- Challenge -
Transcribe all of the material exactly. Any picture in it should be left out.

- Dataset section -
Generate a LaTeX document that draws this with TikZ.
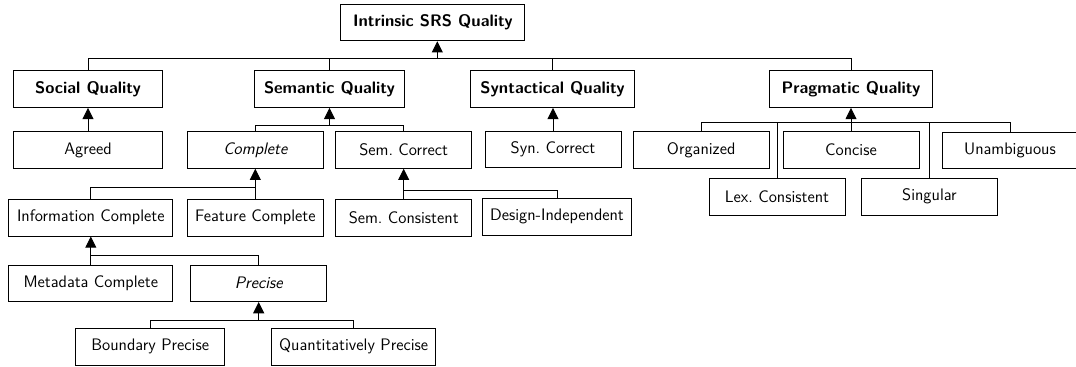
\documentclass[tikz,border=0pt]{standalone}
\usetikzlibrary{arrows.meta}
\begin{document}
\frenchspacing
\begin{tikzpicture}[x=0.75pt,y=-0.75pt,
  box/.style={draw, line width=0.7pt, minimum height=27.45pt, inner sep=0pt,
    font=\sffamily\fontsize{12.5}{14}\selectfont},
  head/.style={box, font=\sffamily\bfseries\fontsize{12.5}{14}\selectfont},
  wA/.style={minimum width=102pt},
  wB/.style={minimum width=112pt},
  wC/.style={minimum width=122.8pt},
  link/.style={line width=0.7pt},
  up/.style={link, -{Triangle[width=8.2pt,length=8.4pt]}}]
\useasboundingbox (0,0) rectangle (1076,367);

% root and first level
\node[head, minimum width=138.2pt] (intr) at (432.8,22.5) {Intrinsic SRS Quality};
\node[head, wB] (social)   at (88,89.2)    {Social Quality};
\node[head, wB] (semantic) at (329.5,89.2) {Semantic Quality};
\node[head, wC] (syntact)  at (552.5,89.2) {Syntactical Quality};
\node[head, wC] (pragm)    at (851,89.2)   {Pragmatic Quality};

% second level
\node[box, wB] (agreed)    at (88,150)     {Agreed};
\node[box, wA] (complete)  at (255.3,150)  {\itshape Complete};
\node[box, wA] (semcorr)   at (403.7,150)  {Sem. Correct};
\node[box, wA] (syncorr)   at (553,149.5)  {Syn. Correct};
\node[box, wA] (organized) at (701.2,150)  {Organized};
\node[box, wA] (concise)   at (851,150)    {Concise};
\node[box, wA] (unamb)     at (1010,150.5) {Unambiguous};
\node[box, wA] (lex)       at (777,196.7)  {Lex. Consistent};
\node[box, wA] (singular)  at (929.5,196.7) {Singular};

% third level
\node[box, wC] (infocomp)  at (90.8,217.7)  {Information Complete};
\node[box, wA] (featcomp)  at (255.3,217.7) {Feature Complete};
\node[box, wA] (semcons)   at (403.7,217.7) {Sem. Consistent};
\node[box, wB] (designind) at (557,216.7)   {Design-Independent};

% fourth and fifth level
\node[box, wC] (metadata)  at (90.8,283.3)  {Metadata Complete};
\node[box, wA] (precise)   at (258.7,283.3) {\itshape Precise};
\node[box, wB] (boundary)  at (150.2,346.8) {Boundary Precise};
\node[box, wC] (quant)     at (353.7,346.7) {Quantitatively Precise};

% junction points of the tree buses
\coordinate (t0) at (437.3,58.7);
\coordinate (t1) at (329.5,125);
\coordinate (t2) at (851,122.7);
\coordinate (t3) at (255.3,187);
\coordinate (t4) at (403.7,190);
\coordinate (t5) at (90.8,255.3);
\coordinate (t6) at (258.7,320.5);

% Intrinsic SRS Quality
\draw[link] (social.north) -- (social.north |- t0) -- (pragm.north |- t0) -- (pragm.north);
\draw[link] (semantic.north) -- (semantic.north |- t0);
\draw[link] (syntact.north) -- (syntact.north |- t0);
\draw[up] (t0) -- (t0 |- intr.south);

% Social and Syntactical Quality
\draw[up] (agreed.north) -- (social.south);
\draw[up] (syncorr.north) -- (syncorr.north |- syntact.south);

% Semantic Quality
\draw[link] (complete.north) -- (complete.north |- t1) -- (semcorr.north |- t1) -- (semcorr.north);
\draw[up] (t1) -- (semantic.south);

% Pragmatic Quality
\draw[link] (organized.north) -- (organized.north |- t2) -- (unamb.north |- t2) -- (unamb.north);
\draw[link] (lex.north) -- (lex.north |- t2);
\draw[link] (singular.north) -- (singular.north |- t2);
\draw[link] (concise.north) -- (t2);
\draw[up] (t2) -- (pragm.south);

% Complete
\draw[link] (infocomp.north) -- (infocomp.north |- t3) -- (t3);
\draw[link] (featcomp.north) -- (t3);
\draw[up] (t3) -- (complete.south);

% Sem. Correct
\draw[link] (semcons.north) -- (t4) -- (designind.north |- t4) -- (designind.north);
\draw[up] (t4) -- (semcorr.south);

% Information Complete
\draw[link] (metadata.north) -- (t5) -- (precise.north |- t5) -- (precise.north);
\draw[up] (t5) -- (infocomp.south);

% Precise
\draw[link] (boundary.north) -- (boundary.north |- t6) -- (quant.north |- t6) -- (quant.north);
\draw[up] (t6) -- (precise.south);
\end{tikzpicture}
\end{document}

- Full output -
Generate a LaTeX document that draws this with TikZ.
\documentclass[tikz,border=0pt]{standalone}
\usetikzlibrary{arrows.meta}
\begin{document}
\frenchspacing
\begin{tikzpicture}[x=0.75pt,y=-0.75pt,
  box/.style={draw, line width=0.7pt, minimum height=27.45pt, inner sep=0pt,
    font=\sffamily\fontsize{12.5}{14}\selectfont},
  head/.style={box, font=\sffamily\bfseries\fontsize{12.5}{14}\selectfont},
  wA/.style={minimum width=102pt},
  wB/.style={minimum width=112pt},
  wC/.style={minimum width=122.8pt},
  link/.style={line width=0.7pt},
  up/.style={link, -{Triangle[width=8.2pt,length=8.4pt]}}]
\useasboundingbox (0,0) rectangle (1076,367);

% root and first level
\node[head, minimum width=138.2pt] (intr) at (432.8,22.5) {Intrinsic SRS Quality};
\node[head, wB] (social)   at (88,89.2)    {Social Quality};
\node[head, wB] (semantic) at (329.5,89.2) {Semantic Quality};
\node[head, wC] (syntact)  at (552.5,89.2) {Syntactical Quality};
\node[head, wC] (pragm)    at (851,89.2)   {Pragmatic Quality};

% second level
\node[box, wB] (agreed)    at (88,150)     {Agreed};
\node[box, wA] (complete)  at (255.3,150)  {\itshape Complete};
\node[box, wA] (semcorr)   at (403.7,150)  {Sem. Correct};
\node[box, wA] (syncorr)   at (553,149.5)  {Syn. Correct};
\node[box, wA] (organized) at (701.2,150)  {Organized};
\node[box, wA] (concise)   at (851,150)    {Concise};
\node[box, wA] (unamb)     at (1010,150.5) {Unambiguous};
\node[box, wA] (lex)       at (777,196.7)  {Lex. Consistent};
\node[box, wA] (singular)  at (929.5,196.7) {Singular};

% third level
\node[box, wC] (infocomp)  at (90.8,217.7)  {Information Complete};
\node[box, wA] (featcomp)  at (255.3,217.7) {Feature Complete};
\node[box, wA] (semcons)   at (403.7,217.7) {Sem. Consistent};
\node[box, wB] (designind) at (557,216.7)   {Design-Independent};

% fourth and fifth level
\node[box, wC] (metadata)  at (90.8,283.3)  {Metadata Complete};
\node[box, wA] (precise)   at (258.7,283.3) {\itshape Precise};
\node[box, wB] (boundary)  at (150.2,346.8) {Boundary Precise};
\node[box, wC] (quant)     at (353.7,346.7) {Quantitatively Precise};

% junction points of the tree buses
\coordinate (t0) at (437.3,58.7);
\coordinate (t1) at (329.5,125);
\coordinate (t2) at (851,122.7);
\coordinate (t3) at (255.3,187);
\coordinate (t4) at (403.7,190);
\coordinate (t5) at (90.8,255.3);
\coordinate (t6) at (258.7,320.5);

% Intrinsic SRS Quality
\draw[link] (social.north) -- (social.north |- t0) -- (pragm.north |- t0) -- (pragm.north);
\draw[link] (semantic.north) -- (semantic.north |- t0);
\draw[link] (syntact.north) -- (syntact.north |- t0);
\draw[up] (t0) -- (t0 |- intr.south);

% Social and Syntactical Quality
\draw[up] (agreed.north) -- (social.south);
\draw[up] (syncorr.north) -- (syncorr.north |- syntact.south);

% Semantic Quality
\draw[link] (complete.north) -- (complete.north |- t1) -- (semcorr.north |- t1) -- (semcorr.north);
\draw[up] (t1) -- (semantic.south);

% Pragmatic Quality
\draw[link] (organized.north) -- (organized.north |- t2) -- (unamb.north |- t2) -- (unamb.north);
\draw[link] (lex.north) -- (lex.north |- t2);
\draw[link] (singular.north) -- (singular.north |- t2);
\draw[link] (concise.north) -- (t2);
\draw[up] (t2) -- (pragm.south);

% Complete
\draw[link] (infocomp.north) -- (infocomp.north |- t3) -- (t3);
\draw[link] (featcomp.north) -- (t3);
\draw[up] (t3) -- (complete.south);

% Sem. Correct
\draw[link] (semcons.north) -- (t4) -- (designind.north |- t4) -- (designind.north);
\draw[up] (t4) -- (semcorr.south);

% Information Complete
\draw[link] (metadata.north) -- (t5) -- (precise.north |- t5) -- (precise.north);
\draw[up] (t5) -- (infocomp.south);

% Precise
\draw[link] (boundary.north) -- (boundary.north |- t6) -- (quant.north |- t6) -- (quant.north);
\draw[up] (t6) -- (precise.south);
\end{tikzpicture}
\end{document}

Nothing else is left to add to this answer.